#### WHAT THE EXERCISE ASKS
Word for word, transcribe the lines below and drop the pictures.

** start of GIVEN ENTRIES **

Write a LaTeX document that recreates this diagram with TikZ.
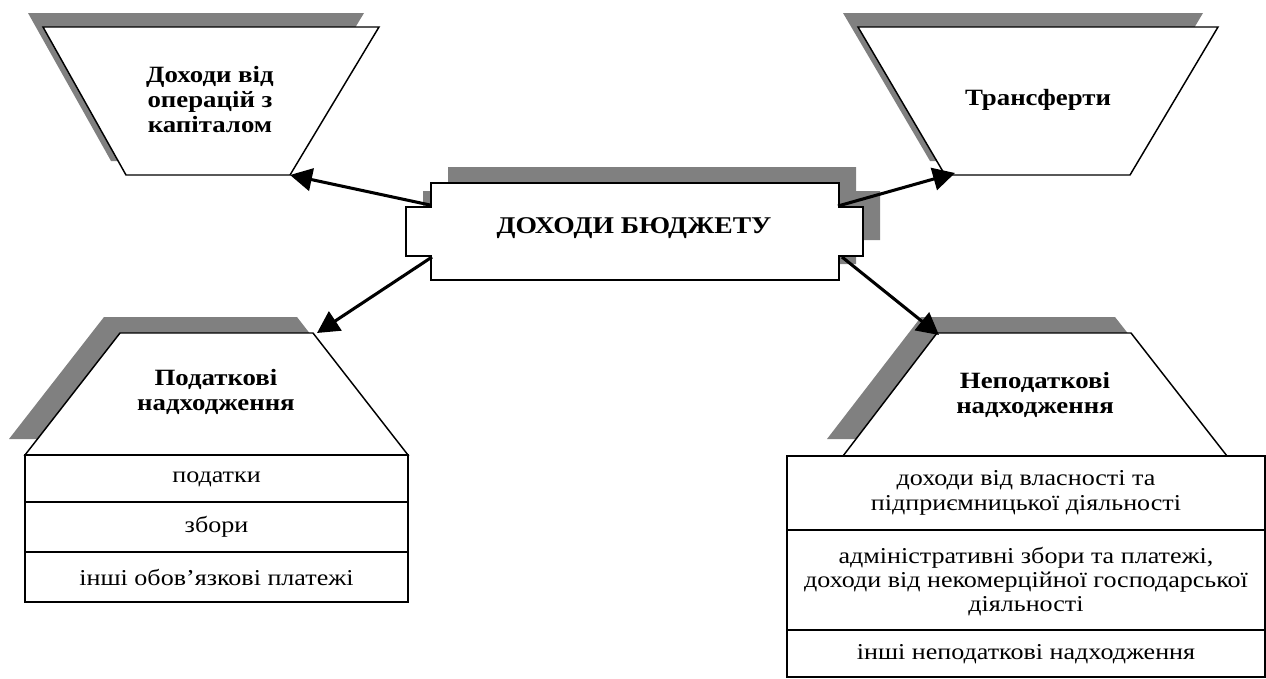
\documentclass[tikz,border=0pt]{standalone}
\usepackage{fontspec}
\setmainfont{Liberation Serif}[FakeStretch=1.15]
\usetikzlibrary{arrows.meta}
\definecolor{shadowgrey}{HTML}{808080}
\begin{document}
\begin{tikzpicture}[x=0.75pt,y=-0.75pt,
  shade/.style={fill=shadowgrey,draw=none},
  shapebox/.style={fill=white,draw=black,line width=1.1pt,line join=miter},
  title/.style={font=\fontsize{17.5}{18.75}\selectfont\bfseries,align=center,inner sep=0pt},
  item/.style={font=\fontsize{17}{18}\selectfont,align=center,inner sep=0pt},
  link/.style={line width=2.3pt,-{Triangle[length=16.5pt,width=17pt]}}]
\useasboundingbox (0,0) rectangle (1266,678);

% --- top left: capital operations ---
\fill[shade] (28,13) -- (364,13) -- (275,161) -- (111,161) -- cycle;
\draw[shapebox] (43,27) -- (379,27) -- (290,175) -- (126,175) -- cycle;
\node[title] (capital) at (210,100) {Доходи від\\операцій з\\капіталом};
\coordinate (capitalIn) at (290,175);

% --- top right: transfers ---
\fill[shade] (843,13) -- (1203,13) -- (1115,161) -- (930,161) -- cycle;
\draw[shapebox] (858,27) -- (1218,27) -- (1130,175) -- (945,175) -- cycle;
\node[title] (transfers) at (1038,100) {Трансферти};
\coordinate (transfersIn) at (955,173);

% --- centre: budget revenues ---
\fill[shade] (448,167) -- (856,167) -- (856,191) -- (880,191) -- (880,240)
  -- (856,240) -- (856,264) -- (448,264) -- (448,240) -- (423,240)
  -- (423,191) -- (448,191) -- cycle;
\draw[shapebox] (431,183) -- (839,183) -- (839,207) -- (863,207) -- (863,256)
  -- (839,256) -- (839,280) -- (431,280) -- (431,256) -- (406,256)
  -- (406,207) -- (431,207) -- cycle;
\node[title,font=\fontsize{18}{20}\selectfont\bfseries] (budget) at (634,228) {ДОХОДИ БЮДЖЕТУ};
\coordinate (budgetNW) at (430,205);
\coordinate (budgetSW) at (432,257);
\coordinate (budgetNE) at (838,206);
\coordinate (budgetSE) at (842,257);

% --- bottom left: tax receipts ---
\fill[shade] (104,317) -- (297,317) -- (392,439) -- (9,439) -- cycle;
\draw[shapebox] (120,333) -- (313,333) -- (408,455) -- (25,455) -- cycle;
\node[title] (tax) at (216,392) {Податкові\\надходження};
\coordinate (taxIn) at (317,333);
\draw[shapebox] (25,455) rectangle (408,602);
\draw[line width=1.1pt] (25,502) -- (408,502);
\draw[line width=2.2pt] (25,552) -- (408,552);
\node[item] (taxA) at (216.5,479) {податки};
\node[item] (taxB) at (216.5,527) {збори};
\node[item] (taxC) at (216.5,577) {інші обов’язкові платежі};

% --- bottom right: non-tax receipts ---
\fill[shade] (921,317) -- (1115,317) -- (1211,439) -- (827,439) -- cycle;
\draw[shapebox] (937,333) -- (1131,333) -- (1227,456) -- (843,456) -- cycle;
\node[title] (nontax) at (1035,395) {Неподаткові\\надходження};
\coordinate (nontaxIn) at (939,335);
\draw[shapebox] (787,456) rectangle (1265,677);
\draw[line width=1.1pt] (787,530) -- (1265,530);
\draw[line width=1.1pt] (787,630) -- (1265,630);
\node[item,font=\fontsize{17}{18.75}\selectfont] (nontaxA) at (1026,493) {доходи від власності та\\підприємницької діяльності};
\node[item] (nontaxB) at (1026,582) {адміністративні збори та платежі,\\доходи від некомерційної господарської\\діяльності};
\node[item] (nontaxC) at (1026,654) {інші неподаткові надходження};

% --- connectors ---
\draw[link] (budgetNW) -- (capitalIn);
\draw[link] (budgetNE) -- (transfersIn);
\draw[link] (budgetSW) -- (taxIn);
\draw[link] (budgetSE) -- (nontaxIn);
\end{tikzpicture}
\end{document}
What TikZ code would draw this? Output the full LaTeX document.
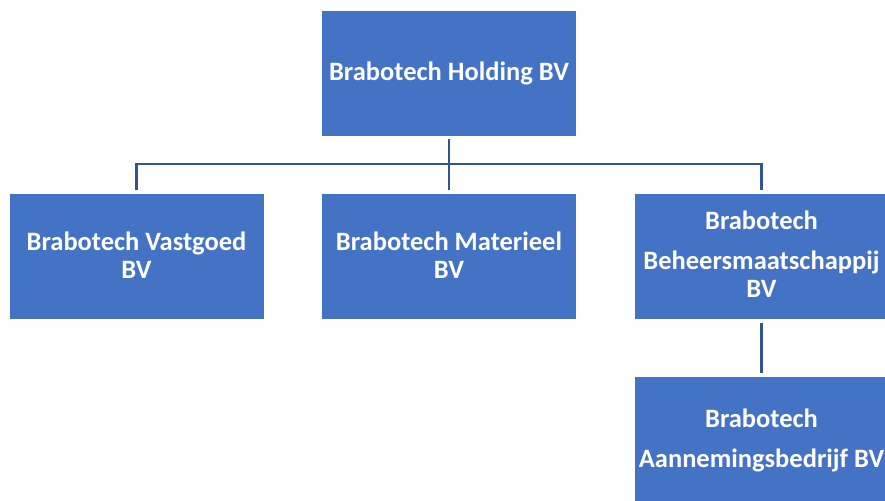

** end of GIVEN ENTRIES **

#### COMPLETE RESPONSE
Write a LaTeX document that recreates this diagram with TikZ.
\documentclass[tikz,border=0pt]{standalone}
\usepackage{fontspec}
\setmainfont{Liberation Serif}[FakeStretch=1.15]
\usetikzlibrary{arrows.meta}
\definecolor{shadowgrey}{HTML}{808080}
\begin{document}
\begin{tikzpicture}[x=0.75pt,y=-0.75pt,
  shade/.style={fill=shadowgrey,draw=none},
  shapebox/.style={fill=white,draw=black,line width=1.1pt,line join=miter},
  title/.style={font=\fontsize{17.5}{18.75}\selectfont\bfseries,align=center,inner sep=0pt},
  item/.style={font=\fontsize{17}{18}\selectfont,align=center,inner sep=0pt},
  link/.style={line width=2.3pt,-{Triangle[length=16.5pt,width=17pt]}}]
\useasboundingbox (0,0) rectangle (1266,678);

% --- top left: capital operations ---
\fill[shade] (28,13) -- (364,13) -- (275,161) -- (111,161) -- cycle;
\draw[shapebox] (43,27) -- (379,27) -- (290,175) -- (126,175) -- cycle;
\node[title] (capital) at (210,100) {Доходи від\\операцій з\\капіталом};
\coordinate (capitalIn) at (290,175);

% --- top right: transfers ---
\fill[shade] (843,13) -- (1203,13) -- (1115,161) -- (930,161) -- cycle;
\draw[shapebox] (858,27) -- (1218,27) -- (1130,175) -- (945,175) -- cycle;
\node[title] (transfers) at (1038,100) {Трансферти};
\coordinate (transfersIn) at (955,173);

% --- centre: budget revenues ---
\fill[shade] (448,167) -- (856,167) -- (856,191) -- (880,191) -- (880,240)
  -- (856,240) -- (856,264) -- (448,264) -- (448,240) -- (423,240)
  -- (423,191) -- (448,191) -- cycle;
\draw[shapebox] (431,183) -- (839,183) -- (839,207) -- (863,207) -- (863,256)
  -- (839,256) -- (839,280) -- (431,280) -- (431,256) -- (406,256)
  -- (406,207) -- (431,207) -- cycle;
\node[title,font=\fontsize{18}{20}\selectfont\bfseries] (budget) at (634,228) {ДОХОДИ БЮДЖЕТУ};
\coordinate (budgetNW) at (430,205);
\coordinate (budgetSW) at (432,257);
\coordinate (budgetNE) at (838,206);
\coordinate (budgetSE) at (842,257);

% --- bottom left: tax receipts ---
\fill[shade] (104,317) -- (297,317) -- (392,439) -- (9,439) -- cycle;
\draw[shapebox] (120,333) -- (313,333) -- (408,455) -- (25,455) -- cycle;
\node[title] (tax) at (216,392) {Податкові\\надходження};
\coordinate (taxIn) at (317,333);
\draw[shapebox] (25,455) rectangle (408,602);
\draw[line width=1.1pt] (25,502) -- (408,502);
\draw[line width=2.2pt] (25,552) -- (408,552);
\node[item] (taxA) at (216.5,479) {податки};
\node[item] (taxB) at (216.5,527) {збори};
\node[item] (taxC) at (216.5,577) {інші обов’язкові платежі};

% --- bottom right: non-tax receipts ---
\fill[shade] (921,317) -- (1115,317) -- (1211,439) -- (827,439) -- cycle;
\draw[shapebox] (937,333) -- (1131,333) -- (1227,456) -- (843,456) -- cycle;
\node[title] (nontax) at (1035,395) {Неподаткові\\надходження};
\coordinate (nontaxIn) at (939,335);
\draw[shapebox] (787,456) rectangle (1265,677);
\draw[line width=1.1pt] (787,530) -- (1265,530);
\draw[line width=1.1pt] (787,630) -- (1265,630);
\node[item,font=\fontsize{17}{18.75}\selectfont] (nontaxA) at (1026,493) {доходи від власності та\\підприємницької діяльності};
\node[item] (nontaxB) at (1026,582) {адміністративні збори та платежі,\\доходи від некомерційної господарської\\діяльності};
\node[item] (nontaxC) at (1026,654) {інші неподаткові надходження};

% --- connectors ---
\draw[link] (budgetNW) -- (capitalIn);
\draw[link] (budgetNE) -- (transfersIn);
\draw[link] (budgetSW) -- (taxIn);
\draw[link] (budgetSE) -- (nontaxIn);
\end{tikzpicture}
\end{document}
What TikZ code would draw this? Output the full LaTeX document.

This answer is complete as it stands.